- _Given data_:
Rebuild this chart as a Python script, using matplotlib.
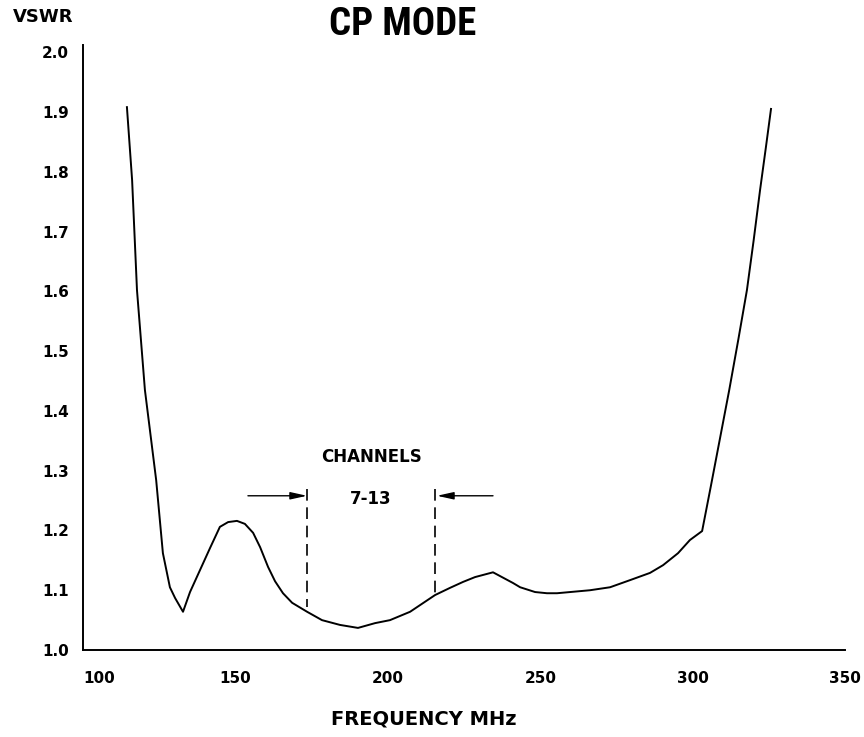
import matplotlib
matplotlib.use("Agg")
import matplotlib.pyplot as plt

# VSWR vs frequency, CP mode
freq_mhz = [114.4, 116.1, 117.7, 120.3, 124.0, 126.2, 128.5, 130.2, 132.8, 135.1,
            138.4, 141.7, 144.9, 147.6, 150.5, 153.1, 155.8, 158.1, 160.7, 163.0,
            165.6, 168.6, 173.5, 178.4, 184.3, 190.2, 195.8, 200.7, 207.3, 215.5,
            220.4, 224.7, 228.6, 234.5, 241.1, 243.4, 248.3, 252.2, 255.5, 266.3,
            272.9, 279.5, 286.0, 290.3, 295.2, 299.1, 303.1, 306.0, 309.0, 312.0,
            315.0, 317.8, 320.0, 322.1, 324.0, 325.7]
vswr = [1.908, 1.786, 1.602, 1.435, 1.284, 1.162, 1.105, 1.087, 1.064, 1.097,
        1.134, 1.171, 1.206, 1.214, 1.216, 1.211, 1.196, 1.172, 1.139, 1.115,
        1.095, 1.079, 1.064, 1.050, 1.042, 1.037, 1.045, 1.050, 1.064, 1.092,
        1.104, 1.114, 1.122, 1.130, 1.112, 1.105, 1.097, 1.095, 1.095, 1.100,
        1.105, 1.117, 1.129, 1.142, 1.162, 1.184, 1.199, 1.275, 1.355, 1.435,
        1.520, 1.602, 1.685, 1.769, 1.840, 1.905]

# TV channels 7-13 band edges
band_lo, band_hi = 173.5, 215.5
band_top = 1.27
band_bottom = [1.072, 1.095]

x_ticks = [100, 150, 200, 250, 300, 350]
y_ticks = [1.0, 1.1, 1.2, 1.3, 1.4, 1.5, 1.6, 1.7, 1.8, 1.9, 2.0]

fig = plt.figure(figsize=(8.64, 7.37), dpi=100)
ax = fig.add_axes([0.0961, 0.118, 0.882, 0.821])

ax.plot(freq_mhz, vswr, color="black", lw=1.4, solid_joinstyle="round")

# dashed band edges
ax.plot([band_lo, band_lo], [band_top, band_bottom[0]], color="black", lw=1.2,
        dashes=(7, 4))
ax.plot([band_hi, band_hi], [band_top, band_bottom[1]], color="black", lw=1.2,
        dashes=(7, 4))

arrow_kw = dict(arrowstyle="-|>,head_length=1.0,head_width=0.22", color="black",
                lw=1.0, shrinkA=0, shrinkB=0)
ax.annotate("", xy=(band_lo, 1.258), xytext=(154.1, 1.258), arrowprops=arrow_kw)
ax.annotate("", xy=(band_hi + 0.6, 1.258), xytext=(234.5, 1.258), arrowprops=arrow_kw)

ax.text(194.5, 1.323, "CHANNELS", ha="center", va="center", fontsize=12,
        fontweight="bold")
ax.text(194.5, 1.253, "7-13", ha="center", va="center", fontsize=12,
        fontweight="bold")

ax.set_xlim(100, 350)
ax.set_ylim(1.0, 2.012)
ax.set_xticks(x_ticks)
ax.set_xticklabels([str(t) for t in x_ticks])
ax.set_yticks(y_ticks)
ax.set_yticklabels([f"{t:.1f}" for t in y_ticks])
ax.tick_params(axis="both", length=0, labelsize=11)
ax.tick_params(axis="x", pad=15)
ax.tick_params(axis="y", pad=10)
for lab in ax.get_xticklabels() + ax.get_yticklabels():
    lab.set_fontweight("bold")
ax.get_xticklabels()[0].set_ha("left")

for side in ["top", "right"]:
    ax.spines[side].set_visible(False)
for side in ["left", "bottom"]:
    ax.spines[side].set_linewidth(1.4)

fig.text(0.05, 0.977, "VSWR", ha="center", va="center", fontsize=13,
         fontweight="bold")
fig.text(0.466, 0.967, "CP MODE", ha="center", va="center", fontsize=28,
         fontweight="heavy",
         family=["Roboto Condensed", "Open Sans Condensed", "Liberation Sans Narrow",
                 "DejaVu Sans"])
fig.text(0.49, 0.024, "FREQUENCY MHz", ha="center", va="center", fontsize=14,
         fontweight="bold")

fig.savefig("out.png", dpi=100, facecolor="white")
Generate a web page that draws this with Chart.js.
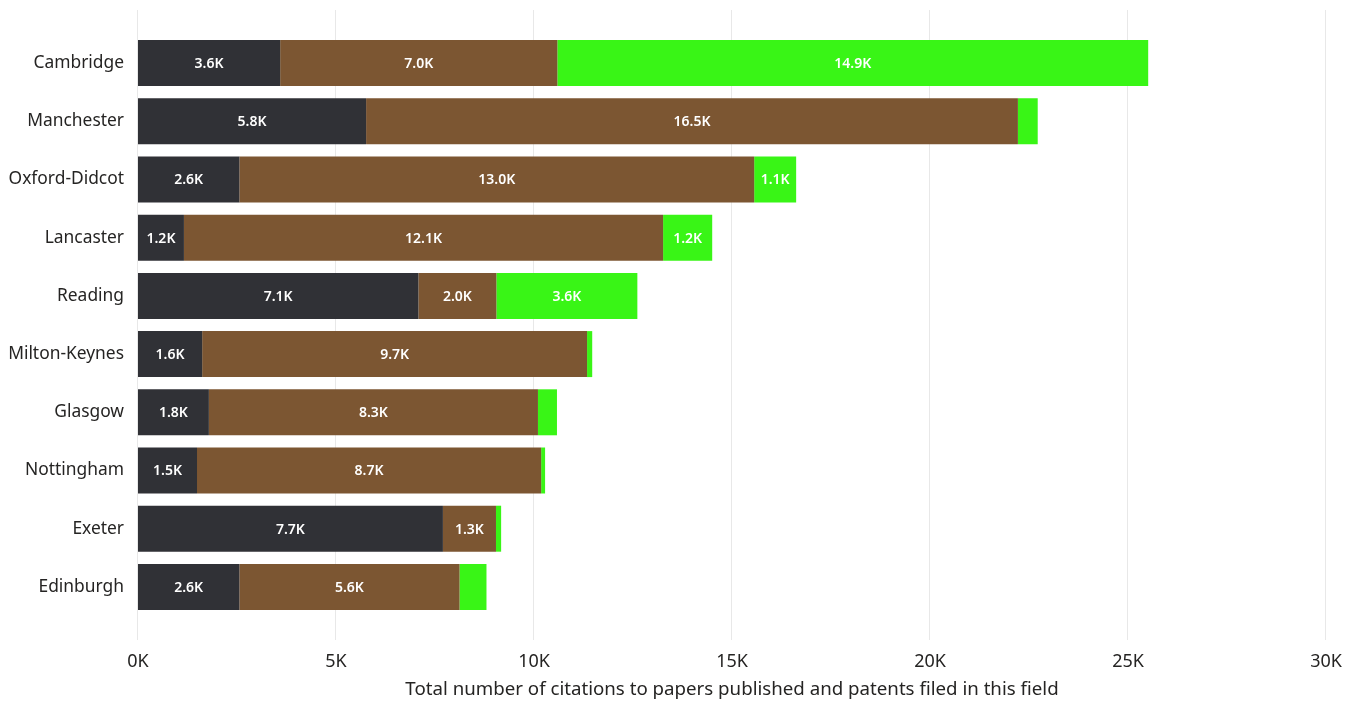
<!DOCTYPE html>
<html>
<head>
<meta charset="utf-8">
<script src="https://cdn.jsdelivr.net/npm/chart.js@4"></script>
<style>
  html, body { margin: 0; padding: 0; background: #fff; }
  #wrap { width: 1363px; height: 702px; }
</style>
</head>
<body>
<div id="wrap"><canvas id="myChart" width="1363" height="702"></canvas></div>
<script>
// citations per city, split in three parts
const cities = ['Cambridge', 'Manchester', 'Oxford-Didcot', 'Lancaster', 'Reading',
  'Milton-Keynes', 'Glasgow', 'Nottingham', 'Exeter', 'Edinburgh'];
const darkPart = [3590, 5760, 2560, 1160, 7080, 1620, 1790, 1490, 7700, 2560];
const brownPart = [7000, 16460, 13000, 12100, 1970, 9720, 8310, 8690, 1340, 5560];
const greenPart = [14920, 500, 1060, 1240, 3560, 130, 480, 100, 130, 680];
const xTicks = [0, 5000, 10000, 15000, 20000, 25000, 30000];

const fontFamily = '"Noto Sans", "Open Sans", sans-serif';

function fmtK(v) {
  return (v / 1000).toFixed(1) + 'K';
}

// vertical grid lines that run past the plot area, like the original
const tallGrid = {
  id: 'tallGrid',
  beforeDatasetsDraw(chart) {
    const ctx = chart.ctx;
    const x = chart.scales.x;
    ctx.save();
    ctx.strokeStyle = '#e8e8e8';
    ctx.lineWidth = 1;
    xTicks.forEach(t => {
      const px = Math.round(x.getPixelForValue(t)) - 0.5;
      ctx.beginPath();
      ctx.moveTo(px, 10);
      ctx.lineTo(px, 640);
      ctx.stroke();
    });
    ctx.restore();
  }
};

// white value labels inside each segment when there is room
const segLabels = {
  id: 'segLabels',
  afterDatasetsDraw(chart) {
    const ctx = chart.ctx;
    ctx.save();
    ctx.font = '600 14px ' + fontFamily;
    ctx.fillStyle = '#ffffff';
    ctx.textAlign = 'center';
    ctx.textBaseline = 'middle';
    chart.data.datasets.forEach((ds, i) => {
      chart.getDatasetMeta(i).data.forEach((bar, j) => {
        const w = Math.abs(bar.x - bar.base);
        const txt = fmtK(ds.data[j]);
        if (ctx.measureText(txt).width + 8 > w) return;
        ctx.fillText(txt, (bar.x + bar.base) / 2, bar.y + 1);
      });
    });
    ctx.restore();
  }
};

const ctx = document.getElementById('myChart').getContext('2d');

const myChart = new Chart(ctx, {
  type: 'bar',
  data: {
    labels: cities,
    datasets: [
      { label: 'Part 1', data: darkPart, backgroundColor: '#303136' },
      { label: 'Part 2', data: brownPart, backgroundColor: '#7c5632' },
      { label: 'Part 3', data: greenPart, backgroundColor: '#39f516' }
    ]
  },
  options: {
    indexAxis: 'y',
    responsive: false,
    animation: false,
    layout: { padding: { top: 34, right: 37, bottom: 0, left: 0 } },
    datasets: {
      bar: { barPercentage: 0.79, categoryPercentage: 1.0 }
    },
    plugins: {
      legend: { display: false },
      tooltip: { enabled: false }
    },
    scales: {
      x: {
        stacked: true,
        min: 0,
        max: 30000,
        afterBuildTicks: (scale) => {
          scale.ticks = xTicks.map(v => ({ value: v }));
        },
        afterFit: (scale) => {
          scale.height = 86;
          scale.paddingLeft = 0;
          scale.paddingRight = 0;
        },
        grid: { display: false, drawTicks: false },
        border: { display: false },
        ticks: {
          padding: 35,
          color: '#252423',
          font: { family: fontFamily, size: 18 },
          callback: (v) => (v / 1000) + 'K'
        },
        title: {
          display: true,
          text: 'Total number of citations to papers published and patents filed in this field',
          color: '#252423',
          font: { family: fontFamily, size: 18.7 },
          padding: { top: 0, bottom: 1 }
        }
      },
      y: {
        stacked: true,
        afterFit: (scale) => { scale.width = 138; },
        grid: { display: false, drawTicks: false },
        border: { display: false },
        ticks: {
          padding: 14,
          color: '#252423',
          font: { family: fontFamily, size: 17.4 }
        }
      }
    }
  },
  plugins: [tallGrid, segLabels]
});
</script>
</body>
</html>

- _Set exercise_: Without the pictures, copy the entries from their first line through the line containing "import matplotlib.pyplot as plt", and only those lines.

- _Written reply_:
Rebuild this chart as a Python script, using matplotlib.
import matplotlib
matplotlib.use("Agg")
import matplotlib.pyplot as plt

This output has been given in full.